May 20, 2020

Can Machine Learning Work with Cybersecurity? Introducing Amazon Macie

Amazon Macie, a fully managed data security and data privacy service that uses machine learning and pattern matching to discover and protect your sensitive data in AWS.
Source: Unsplash

A not so yet known product by Amazon is looking to emerge between developers. Its name is Amazon Macie, and what if offers is thrilling at the time of data privacy and protection. With a mixture of cybersecurity and Machine Learning, you can now have your hosted data secured and protected on another level.

The service is offered to AWS users, providing a double layer of security compared to other web services. Macie discovers which is the most sensitive data and protects it automatically.

The information in your account is stored in S3 buckets (similar to file folders), some information may be local and some may be shared with others. Some buckets are encrypted and some are unencrypted. Macie´s intelligence can access what type of data is analyzing when it comes to protection. Giving each file the security it needs.

What does Macie do with the data?

Macie generates alerts and notifications to the most sensitive data by using algorithmic matching and pattern recognition, both Machine Learning features. Macie´s output, protected and sensitive data, can then be used by other AWS services for example AWS Management Console or Amazon CloudWatch. This can help you meet regulations, such as the Health Insurance Portability and Accountability Act (HIPAA) and General Data Privacy Regulation (GDPR).

When it comes to the most sensitive data, Macie bases it´s search and protection on personal identifiable information (PII). Names, addresses, and credit card numbers. Macie is open to configuration so you can protect a custom data entry. There may be other sensitive data outsides PII that you or your business may interpret as sensitive. Macie is not limited to its predetermined configuration. 

What is the process?

It works as a simple process. First you enable Macie with one click from the AWS Management Console, or by requesting an API call. This is followed by the automatic creation of s3 buckets. Next, Macie starts to work by Discovering the sensitive data, and finally it generates findings and sends them to Amazon CloudWatch to be integrated into the relevant workflows.

Macie can only be used as a tool for temporary hosted data. Meaning, you don´t have to necessarily have your data in S3, but can move it to S3 to use Macie and then migrate it back to its origin. Recently discovered findings by Macie are stored for 30 days in the AWS Management console. Then, the information is written to a customer-owned S3 bucket for long term retention.

Compliance teams are legally required to do checks on sensitive information. Where it resides for example. This can be automated by Macie. Allowing one-time, daily, weekly or monthly scans of data. This data, including job outputs, findings, evaluation results, timestamps, and bucket information can later be used in the long term. Companies need to know their sensitive information is not only safe but analyzed. The data may be stored for internal purposes or for the company´s audits.

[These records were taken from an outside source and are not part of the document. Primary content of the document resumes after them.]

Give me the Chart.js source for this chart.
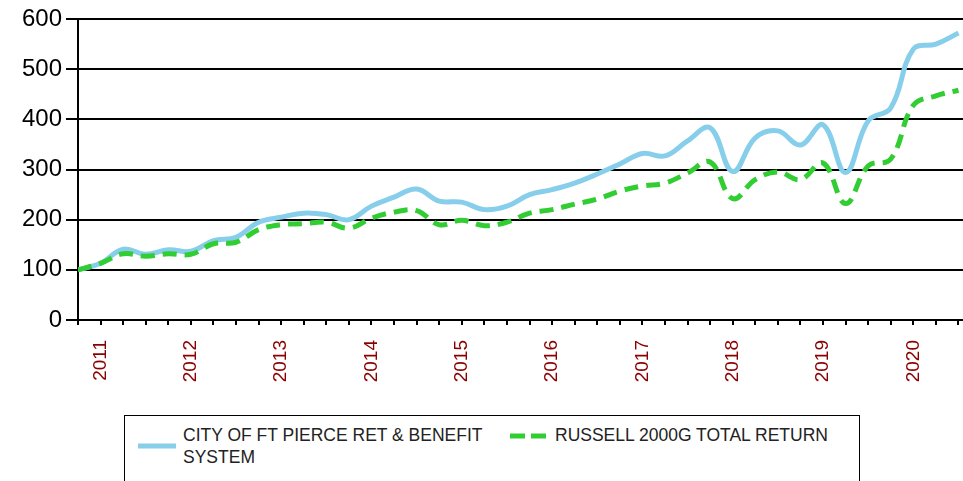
<!DOCTYPE html>
<html>
<head>
<meta charset="utf-8">
<script src="https://cdn.jsdelivr.net/npm/chart.js@4"></script>
<style>
  html, body { margin: 0; padding: 0; background: #fff; overflow: hidden; }
  body { width: 963px; height: 481px; position: relative; font-family: "Liberation Sans", Arial, sans-serif; }
  #chart { position: absolute; left: 0; top: 0; }
  #legend {
    position: absolute; left: 124px; top: 415px; width: 736px; height: 90px;
    border: 1.5px solid #000; box-sizing: border-box;
  }
  .item { position: absolute; top: 8px; display: flex; align-items: flex-start; }
  .item svg { margin-top: 6px; }
  .item span { font-size: 17.5px; line-height: 22px; color: #222; margin-left: 7px; }
</style>
</head>
<body>
<canvas id="chart" width="963" height="390"></canvas>
<div id="legend"></div>
<script>
const yearLabels = ["2011", "2012", "2013", "2014", "2015", "2016", "2017", "2018", "2019", "2020"]

const cityValues = [100, 113, 141, 131, 140, 137, 158, 165, 195, 205,
                    213, 210, 200, 227, 245, 261, 237, 235, 220, 227,
                    250, 260, 273, 291, 311, 332, 327, 357, 383, 296,
                    363, 377, 349, 389, 294, 397, 423, 540, 550, 572]

const russellValues = [100, 113, 132, 127, 132, 131, 152, 155, 180, 190,
                       192, 195, 183, 203, 215, 218, 190, 199, 188, 195,
                       213, 220, 231, 241, 257, 267, 273, 293, 315, 242,
                       280, 295, 280, 313, 232, 307, 321, 428, 447, 458]

const seriesNames = ["CITY OF FT PIERCE RET & BENEFIT SYSTEM", "RUSSELL 2000G TOTAL RETURN"]
const seriesColors = ["#87CEEB", "#32CD32"]

const yTicks = [0, 100, 200, 300, 400, 500, 600]

function toPoints(values) {
    return values.map((v, i) => ({ x: i, y: v }))
}

document.addEventListener("DOMContentLoaded", () => {

    const ctx = document.getElementById("chart")

    new Chart(ctx, {
        type: "line",
        data: {
            datasets: [{
                label: seriesNames[0],
                data: toPoints(cityValues),
                borderColor: seriesColors[0],
                borderWidth: 5,
                pointRadius: 0,
                tension: 0.4,
                order: 1
            }, {
                label: seriesNames[1],
                data: toPoints(russellValues),
                borderColor: seriesColors[1],
                borderWidth: 5,
                borderDash: [14, 8],
                pointRadius: 0,
                tension: 0.4,
                order: 0
            }]
        },
        options: {
            responsive: false,
            animation: false,
            devicePixelRatio: 1,
            layout: { padding: { top: 19, right: 0, left: 0, bottom: 0 } },
            plugins: {
                legend: { display: false },
                tooltip: { enabled: false }
            },
            scales: {
                x: {
                    type: "linear",
                    min: 0,
                    max: 39.2,
                    afterBuildTicks: scale => {
                        scale.ticks = cityValues.map((v, i) => ({ value: i }))
                    },
                    afterFit: scale => {
                        scale.height = 70
                        scale.paddingLeft = 0
                        scale.paddingRight = 0
                    },
                    grid: {
                        drawOnChartArea: false,
                        drawTicks: true,
                        tickLength: 5,
                        color: "#000",
                        lineWidth: 2
                    },
                    border: { color: "#000", width: 2 },
                    ticks: {
                        autoSkip: false,
                        minRotation: 90,
                        maxRotation: 90,
                        padding: 15,
                        color: "#8B0000",
                        font: { family: "'Liberation Sans', Arial, sans-serif", size: 19 },
                        callback: v => ((v - 1) % 4 === 0 ? yearLabels[(v - 1) / 4] : "")
                    }
                },
                y: {
                    min: 0,
                    max: 600,
                    afterBuildTicks: scale => {
                        scale.ticks = yTicks.map(v => ({ value: v }))
                    },
                    afterFit: scale => { scale.width = 78 },
                    grid: {
                        color: "#000",
                        lineWidth: 2,
                        tickLength: 12
                    },
                    border: { color: "#000", width: 2 },
                    ticks: {
                        padding: 4,
                        color: "#000",
                        font: { family: "'Liberation Sans', Arial, sans-serif", size: 24 }
                    }
                }
            }
        }
    })

    // legend drawn as html so the long name can wrap like the original
    const legend = document.getElementById("legend")
    const spots = [{ left: 13, width: 310 }, { left: 385, width: 320 }]

    seriesNames.forEach((name, i) => {
        const item = document.createElement("div")
        item.className = "item"
        item.style.left = spots[i].left + "px"
        const dash = i === 1 ? ' stroke-dasharray="15 6"' : ""
        const offset = i === 0 ? 10 : 0
        item.innerHTML =
            '<svg width="38" height="30"><line x1="0" x2="38" y1="' + (6 + offset) + '" y2="' + (6 + offset) +
            '" stroke="' + seriesColors[i] + '" stroke-width="5"' + dash + '/></svg>' +
            '<span style="max-width:' + spots[i].width + 'px">' + name + '</span>'
        legend.appendChild(item)
    })
})
</script>
</body>
</html>
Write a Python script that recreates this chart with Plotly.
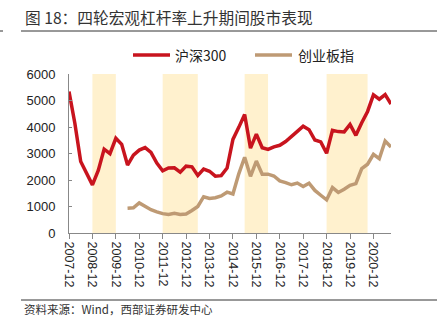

Macie currently works in AWS, but it can be expected to launch a version for external data storage systems. For now, you will have to migrate your data to a S3 environment. You can extract files from Applications, File sharing platforms, collaboration tools, and Emails.

Let's hope for Amazon to extend their service for external data too… As of course they can help analyze sensitive information at a much influential level. Global data is more important than a companies own hosting. If Amazon is not extending their service for other apps, they are basically promoting S3 by a differentiated value. Don´t get me wrong, it´s advanced development and very useful for companies. But all data is stored in S3.

The Multi-account feature allows a single administrator to manage multiple member accounts. Like a master account and its sub-accounts. It is meant to give order and authority to data in a company. It also helps for ticketing systems and Syncing of multiple accounts using Macie into one output.

Is it expensive?

The price of Amazon Macie is based on two factors. The number of Amazon S3 buckets in the account (per month) and the amount of data processed (per month). Only charging the customer for the bytes processed as sensitive information.

It´s not a common measure to reduce the price of your product by 80%, well, that is exactly what Amazon just did with one of their AWS (Amazon Web Services). Amazon Macie, a not so yet known product that is looking to become more accessible for its developers, it´s now at its lowest cost since its launch date.

Amazon offers a good 30-day free trial. Including an S3 bucket and security assessments. If used on a single account, the cost is direct, and if used on the multi-account configuration, the cost is estimated based on the sum of all accounts enabled and running. It is highly recommended to first do a 30-day free trial to give you accurate information on costs and usefulness.

The cost is $0,10 per S3 bucket. The amount of data processed for sensitive discovery is priced as followed. The first GB/Month is free, the next 50,000 GB are priced at $1 per GB, the next 450,000 GB are priced at $0,50 per GB, and over 500,000 GB are priced at $0,25 per GB.

To conclude, this is a very interesting proposal by Amazon. Allowing the everyday customer to analyze its data and protect it with Machine Learning and Pattern Recognition. It is currently only available for S3 hosted data, but it is expected to be offered for other apps too. The pricing has been reduced by 80% and is definitely a useful tool for companies with large amounts of data and sensitive information.